What to produce: State how many lines of the data contain the word "with", and write nothing besides the number.

Task data:
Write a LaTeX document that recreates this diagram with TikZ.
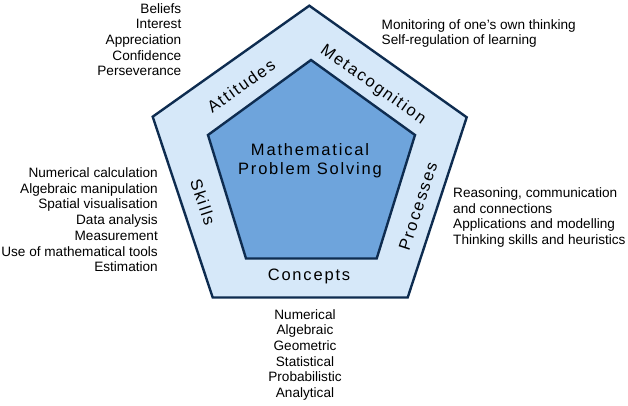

==

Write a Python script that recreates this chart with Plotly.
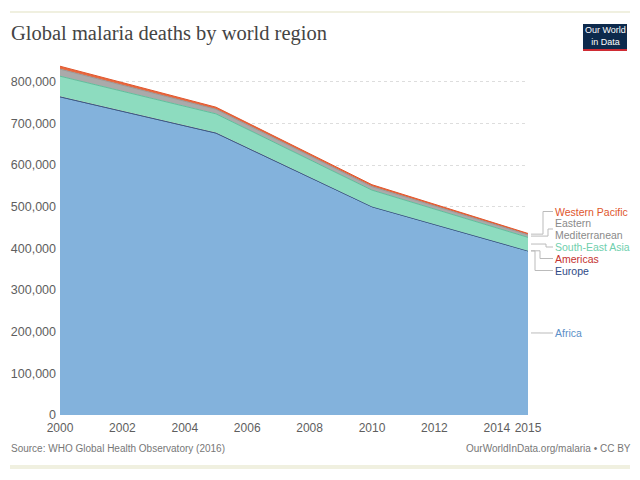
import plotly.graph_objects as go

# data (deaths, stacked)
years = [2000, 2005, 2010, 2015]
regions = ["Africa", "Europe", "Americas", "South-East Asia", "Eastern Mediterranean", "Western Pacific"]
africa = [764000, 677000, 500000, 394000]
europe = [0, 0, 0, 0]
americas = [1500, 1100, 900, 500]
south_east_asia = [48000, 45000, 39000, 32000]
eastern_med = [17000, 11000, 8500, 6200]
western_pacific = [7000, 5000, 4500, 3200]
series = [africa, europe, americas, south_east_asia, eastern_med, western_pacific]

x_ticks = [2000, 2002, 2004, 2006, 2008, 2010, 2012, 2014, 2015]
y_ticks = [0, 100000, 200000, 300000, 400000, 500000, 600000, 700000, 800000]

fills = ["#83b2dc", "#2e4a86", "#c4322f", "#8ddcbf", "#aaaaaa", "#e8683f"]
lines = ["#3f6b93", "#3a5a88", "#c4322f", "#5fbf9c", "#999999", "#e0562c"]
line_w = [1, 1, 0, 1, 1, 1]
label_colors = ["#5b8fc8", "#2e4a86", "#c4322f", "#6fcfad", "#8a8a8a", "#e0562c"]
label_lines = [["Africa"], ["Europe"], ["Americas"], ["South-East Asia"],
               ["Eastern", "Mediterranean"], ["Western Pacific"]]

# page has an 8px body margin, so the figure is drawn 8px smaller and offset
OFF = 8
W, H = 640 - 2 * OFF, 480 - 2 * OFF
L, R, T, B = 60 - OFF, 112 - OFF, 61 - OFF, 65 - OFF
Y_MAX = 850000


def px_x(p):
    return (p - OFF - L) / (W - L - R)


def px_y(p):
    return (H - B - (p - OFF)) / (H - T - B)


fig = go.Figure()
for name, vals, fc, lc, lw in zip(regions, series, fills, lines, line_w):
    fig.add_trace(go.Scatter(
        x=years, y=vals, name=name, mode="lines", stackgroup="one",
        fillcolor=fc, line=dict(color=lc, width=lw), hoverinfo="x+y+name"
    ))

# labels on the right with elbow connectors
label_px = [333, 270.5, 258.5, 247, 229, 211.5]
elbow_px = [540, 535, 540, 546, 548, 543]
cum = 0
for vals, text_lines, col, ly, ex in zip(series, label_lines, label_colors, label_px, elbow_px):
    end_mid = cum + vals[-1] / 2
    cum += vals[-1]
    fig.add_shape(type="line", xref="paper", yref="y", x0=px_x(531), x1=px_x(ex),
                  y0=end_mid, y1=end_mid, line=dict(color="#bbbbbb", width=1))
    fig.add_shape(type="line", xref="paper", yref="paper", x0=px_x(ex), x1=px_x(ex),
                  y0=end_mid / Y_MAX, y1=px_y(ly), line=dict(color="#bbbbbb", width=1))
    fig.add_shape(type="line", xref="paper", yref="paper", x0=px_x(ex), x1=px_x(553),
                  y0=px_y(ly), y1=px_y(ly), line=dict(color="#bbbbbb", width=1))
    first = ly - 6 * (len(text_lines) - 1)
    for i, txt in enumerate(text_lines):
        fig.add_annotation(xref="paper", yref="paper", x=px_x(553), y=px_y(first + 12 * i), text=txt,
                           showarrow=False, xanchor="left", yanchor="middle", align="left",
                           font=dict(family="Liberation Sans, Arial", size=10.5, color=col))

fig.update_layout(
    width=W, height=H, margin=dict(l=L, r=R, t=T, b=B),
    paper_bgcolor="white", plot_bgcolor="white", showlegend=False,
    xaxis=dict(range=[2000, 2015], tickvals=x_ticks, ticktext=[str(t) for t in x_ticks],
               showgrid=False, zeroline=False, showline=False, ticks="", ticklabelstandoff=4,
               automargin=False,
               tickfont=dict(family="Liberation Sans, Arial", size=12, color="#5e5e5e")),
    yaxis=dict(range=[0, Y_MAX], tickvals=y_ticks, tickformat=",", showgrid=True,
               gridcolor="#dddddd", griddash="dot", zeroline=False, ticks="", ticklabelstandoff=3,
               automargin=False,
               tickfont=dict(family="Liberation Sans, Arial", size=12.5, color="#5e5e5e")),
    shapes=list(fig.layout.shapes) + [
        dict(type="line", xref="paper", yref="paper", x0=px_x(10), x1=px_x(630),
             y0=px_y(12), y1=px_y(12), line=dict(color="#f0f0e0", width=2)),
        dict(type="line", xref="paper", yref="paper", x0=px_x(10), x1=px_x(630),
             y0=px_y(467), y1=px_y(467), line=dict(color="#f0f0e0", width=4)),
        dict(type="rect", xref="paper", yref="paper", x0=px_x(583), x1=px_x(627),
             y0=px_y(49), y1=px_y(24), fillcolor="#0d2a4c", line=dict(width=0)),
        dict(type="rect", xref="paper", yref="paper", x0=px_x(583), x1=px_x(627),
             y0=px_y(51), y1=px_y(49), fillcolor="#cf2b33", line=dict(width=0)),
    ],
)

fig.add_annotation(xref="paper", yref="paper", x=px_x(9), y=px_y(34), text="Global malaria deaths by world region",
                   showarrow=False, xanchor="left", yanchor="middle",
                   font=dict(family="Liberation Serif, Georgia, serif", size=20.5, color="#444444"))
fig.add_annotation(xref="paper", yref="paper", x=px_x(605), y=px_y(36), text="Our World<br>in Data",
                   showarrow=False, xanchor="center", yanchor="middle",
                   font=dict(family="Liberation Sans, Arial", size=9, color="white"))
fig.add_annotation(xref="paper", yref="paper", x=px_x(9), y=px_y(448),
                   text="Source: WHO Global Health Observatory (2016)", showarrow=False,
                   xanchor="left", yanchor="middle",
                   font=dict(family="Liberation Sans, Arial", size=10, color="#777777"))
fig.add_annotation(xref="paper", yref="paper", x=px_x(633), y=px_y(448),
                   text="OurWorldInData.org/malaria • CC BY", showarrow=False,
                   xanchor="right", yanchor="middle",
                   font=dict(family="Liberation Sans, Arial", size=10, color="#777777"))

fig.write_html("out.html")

Response for this exercise: 3